Yes, Hillary Clinton laughed when a laid-off Hewlett-Packard employee in her audience said he'd like to "strangle" Carly Fiorina.

Hillary was probably thinking: "Gee, I'd like to strangle Carly, too. She's wrecking my whole First Woman President routine."

But here's the Republican reaction:

Republicans accused Clinton of hypocrisy on women's issues and demanded she apologize.

"By laughing off a male questioner’s desire to strangle Carly Fiorina, Hillary Clinton and the Democrats have lost all credibility claiming to be a party that stands up for women," Republican National Committee Press Secretary Allison Moore said in a statement on Tuesday.
 
“Hillary Clinton routinely exhibits the worst kind of hypocrisy on women’s issues, whether it’s launching attacks on equal pay despite paying women less than men in her Senate office or her foundation’s acceptance of millions of dollars from foreign governments that oppress women’s rights," the statement continued.

"It’s clear women just can’t count on Hillary Clinton to stand up for them.  She should apologize immediately.”
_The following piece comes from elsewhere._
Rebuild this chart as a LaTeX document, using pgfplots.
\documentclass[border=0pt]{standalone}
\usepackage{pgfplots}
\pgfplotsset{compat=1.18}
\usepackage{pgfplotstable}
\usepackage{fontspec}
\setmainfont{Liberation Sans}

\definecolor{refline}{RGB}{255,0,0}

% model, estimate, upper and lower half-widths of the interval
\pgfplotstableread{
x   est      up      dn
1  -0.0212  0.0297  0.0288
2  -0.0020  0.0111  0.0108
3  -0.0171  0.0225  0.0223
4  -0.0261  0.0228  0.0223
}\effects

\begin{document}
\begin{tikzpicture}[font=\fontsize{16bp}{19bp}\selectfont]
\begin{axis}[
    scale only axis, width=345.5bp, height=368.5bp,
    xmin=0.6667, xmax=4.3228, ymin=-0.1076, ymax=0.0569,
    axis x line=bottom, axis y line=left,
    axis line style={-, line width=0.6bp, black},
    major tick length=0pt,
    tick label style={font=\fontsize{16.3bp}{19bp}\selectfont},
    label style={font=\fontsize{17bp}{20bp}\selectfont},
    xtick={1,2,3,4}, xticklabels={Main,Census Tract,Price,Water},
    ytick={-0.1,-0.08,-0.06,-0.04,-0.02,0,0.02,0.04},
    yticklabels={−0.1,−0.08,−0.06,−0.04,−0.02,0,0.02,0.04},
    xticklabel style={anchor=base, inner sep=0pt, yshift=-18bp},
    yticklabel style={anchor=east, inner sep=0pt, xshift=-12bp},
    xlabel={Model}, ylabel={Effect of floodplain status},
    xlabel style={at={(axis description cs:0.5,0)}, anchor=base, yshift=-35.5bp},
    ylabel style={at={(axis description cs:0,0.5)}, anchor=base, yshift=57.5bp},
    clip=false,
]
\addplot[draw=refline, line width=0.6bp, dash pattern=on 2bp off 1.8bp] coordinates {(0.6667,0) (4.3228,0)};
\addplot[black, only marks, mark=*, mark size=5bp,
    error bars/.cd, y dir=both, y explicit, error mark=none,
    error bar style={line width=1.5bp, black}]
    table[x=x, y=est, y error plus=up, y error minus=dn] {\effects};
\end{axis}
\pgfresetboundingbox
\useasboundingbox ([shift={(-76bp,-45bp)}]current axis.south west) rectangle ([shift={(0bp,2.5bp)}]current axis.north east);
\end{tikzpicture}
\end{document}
Um, no. "I'd like to strangle" is actually an everyday metaphor for the frustration that people feel about other people who annoy or obstruct them. Didn't you want to "strangle" that pasenger sitting behind you on the plane who kept kicking your seat? Or "strangle" your boss who sat for the whole day on the work you handed in in the morning, only to want to have a talk about it just as you were putting your coat on at 6p.m.? Was Hillary supposed to admonish one of her fans for using a figure of speech?

If I were running the GOP, I'd focus on this incident instead:

ABC News posted video of the interaction that took place in Milford, New Hampshire.
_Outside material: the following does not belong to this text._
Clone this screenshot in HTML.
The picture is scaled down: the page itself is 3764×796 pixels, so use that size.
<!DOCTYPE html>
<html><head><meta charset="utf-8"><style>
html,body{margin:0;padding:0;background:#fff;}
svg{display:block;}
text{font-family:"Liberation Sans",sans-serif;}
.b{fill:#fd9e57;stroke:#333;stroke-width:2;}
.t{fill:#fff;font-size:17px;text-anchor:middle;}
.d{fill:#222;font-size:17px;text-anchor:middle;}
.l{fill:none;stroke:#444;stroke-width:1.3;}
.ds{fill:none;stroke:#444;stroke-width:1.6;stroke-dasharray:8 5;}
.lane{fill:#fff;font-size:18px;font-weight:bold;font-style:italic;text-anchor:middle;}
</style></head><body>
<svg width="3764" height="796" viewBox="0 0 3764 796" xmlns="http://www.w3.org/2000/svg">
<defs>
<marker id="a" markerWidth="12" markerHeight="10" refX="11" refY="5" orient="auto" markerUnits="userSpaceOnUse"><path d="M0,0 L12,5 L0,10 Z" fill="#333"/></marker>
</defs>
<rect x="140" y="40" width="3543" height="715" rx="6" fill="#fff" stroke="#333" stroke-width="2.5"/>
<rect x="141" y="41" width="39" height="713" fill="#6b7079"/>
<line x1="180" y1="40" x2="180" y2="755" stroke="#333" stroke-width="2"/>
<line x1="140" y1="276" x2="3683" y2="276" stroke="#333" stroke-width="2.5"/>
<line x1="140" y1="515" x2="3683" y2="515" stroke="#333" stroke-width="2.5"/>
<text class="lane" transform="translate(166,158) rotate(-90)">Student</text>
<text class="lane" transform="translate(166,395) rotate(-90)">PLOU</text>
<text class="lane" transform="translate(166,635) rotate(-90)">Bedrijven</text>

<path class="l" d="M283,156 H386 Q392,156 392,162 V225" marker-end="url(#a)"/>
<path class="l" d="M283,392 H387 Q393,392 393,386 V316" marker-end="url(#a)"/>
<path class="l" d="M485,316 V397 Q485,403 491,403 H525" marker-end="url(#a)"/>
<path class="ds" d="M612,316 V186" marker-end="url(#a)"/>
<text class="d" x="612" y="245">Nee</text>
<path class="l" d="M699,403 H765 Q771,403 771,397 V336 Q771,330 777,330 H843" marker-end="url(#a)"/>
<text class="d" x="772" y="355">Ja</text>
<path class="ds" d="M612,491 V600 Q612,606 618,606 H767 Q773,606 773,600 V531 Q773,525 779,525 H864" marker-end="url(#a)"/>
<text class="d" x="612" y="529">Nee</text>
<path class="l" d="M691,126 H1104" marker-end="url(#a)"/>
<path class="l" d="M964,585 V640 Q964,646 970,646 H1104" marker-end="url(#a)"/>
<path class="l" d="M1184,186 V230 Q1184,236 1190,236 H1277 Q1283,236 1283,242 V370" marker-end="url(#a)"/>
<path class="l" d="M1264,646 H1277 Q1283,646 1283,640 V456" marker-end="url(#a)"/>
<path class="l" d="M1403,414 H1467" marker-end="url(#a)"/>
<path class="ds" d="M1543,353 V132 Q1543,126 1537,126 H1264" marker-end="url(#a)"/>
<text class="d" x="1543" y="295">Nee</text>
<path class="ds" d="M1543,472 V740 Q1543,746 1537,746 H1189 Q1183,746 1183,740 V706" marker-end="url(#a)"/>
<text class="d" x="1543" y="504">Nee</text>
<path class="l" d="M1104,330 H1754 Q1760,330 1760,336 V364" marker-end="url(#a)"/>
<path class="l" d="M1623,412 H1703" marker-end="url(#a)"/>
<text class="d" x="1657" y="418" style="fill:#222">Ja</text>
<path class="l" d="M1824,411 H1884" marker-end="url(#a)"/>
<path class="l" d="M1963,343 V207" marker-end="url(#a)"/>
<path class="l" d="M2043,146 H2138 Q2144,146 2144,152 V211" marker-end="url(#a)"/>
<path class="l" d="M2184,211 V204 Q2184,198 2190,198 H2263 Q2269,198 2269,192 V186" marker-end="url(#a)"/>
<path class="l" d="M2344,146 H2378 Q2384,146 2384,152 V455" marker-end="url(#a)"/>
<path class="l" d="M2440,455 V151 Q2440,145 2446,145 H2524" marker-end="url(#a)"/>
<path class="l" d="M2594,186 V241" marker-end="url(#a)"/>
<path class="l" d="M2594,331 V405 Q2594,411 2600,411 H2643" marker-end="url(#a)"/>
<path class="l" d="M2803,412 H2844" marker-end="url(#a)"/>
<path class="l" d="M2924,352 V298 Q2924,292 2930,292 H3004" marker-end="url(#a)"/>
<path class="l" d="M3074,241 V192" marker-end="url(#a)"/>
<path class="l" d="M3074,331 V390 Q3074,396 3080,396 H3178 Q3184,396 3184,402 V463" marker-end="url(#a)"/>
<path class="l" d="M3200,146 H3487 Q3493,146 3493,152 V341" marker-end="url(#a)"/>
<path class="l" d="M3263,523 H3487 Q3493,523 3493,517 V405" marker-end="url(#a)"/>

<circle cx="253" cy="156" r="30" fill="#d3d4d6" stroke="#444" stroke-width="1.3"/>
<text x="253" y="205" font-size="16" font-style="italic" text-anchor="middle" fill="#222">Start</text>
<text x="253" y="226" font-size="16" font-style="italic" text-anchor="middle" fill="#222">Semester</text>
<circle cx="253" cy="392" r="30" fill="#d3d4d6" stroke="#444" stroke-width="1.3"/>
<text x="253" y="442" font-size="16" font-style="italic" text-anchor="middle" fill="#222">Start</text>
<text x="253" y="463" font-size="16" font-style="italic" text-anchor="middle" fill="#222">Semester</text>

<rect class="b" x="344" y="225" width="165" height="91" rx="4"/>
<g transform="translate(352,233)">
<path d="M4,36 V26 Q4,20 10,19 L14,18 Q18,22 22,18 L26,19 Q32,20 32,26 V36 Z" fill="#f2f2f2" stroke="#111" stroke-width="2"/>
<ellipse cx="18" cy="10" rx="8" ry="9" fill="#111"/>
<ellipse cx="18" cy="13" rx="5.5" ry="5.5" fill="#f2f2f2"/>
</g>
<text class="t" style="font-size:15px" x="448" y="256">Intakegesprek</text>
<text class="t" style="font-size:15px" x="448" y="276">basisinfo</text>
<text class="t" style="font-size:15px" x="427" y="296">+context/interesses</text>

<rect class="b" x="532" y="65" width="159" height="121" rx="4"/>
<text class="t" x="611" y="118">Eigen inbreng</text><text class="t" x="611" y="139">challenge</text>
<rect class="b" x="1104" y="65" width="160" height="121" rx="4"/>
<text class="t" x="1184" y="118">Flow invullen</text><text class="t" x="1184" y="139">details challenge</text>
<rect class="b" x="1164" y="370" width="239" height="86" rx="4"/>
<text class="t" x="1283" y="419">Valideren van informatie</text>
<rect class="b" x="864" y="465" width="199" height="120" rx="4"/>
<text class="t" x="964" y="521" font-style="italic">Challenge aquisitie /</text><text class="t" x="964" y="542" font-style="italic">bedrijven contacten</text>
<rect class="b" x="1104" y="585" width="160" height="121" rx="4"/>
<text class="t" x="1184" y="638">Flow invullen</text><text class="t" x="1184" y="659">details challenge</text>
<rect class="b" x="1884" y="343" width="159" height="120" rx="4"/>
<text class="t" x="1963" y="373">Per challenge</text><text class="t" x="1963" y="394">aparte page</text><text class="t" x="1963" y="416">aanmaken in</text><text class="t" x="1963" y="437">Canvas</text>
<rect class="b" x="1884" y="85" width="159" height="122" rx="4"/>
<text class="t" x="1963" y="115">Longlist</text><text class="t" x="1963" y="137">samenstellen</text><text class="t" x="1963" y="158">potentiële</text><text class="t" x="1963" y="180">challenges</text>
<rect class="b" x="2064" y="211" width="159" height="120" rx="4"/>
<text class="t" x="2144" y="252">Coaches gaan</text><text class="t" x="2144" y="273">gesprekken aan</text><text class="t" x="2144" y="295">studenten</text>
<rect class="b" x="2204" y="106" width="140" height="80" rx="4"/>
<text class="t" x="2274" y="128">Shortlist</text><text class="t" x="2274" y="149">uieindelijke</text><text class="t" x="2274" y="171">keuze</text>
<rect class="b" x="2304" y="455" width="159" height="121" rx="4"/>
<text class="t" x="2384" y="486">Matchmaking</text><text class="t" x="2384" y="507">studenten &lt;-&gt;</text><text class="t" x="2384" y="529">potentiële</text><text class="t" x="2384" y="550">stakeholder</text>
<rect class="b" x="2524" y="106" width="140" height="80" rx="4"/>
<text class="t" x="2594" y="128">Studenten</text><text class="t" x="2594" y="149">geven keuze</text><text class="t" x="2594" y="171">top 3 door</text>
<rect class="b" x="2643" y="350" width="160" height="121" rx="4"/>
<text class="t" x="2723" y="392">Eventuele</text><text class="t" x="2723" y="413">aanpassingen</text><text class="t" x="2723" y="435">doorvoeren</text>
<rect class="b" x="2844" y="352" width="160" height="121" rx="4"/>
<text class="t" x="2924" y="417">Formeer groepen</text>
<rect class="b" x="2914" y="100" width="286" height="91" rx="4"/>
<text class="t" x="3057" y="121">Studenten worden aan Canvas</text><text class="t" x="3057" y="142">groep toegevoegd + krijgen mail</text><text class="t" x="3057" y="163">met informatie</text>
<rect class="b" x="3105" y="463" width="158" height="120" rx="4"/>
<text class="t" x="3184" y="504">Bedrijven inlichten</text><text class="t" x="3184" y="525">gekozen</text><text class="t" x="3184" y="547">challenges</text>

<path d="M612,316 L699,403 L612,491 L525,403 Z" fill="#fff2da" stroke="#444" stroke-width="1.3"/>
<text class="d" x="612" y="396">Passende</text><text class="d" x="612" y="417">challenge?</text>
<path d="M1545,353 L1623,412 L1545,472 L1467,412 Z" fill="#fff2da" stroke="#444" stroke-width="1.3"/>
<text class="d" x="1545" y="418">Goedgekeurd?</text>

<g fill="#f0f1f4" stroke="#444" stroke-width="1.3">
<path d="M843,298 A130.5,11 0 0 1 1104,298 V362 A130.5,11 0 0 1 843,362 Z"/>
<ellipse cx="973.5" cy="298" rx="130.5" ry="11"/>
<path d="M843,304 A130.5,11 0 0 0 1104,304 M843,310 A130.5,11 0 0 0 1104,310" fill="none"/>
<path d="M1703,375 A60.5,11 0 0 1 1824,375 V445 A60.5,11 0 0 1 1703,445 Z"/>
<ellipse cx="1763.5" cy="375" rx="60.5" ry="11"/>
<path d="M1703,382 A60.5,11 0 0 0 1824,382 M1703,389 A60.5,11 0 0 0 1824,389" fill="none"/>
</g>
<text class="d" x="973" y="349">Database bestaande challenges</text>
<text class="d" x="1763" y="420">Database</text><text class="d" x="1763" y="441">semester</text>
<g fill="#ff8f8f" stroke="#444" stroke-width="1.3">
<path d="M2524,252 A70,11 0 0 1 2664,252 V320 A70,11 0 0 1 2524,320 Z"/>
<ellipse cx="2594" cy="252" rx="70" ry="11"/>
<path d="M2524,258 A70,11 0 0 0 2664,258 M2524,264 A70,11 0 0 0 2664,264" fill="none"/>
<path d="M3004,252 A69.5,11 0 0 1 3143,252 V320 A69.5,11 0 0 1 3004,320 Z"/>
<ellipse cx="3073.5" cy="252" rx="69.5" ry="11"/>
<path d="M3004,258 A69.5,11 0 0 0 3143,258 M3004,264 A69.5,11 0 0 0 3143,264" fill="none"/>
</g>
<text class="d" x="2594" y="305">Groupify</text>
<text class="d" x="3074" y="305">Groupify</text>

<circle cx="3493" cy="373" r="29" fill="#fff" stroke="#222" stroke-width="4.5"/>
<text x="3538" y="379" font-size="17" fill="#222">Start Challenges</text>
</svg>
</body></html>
"Anybody other than the dictator we got up there now," the man told Fiorina. "And I mean that. He is a dictator."

The former Hewlett-Packard chief executive shrugged as she went on to talk about the President's rejection of the Keystone XL oil pipeline.

“He doesn’t want this country to get ahead,” the man said as Fiorina started to turn toward another table. "He doesn’t. He’s a Muslim. He’s a black Muslim."

Fiorina turned back toward the man.

"Well, time to do something different in many ways," she said.

Fiorina was in an awkward situation. She wanted to critique Obama's executive record and make the case that she could do a better job. The man was trying to hijack the conversation into one about his own racial and religious obsessions. Fiorina brushed off the distraction deftly, saying something anodyne that pushed the discussion back to Obama record while refusing to grace the man's remark with a direct response.  A masterly handling of an awkward moment.

But Carly, for her pains, got this:

Please imagine the wailing and gnashing of teeth if some Democrat at a campaign event called Ben Carson a 'Black Muslim'. Republicans wouldn't stand for it, but it happens so often to President Obama that it's almost routine anymore….

What a fcking coward. She can't stand up for what's right even when it's not politically expedient?

So what I'd be saying is: Hey, press, how come you turned up the heat on Carly for not delivering a sermon on religious tolerance–but you're giving Hillary a free pass for not delivering a sermon on violence against women? Huh?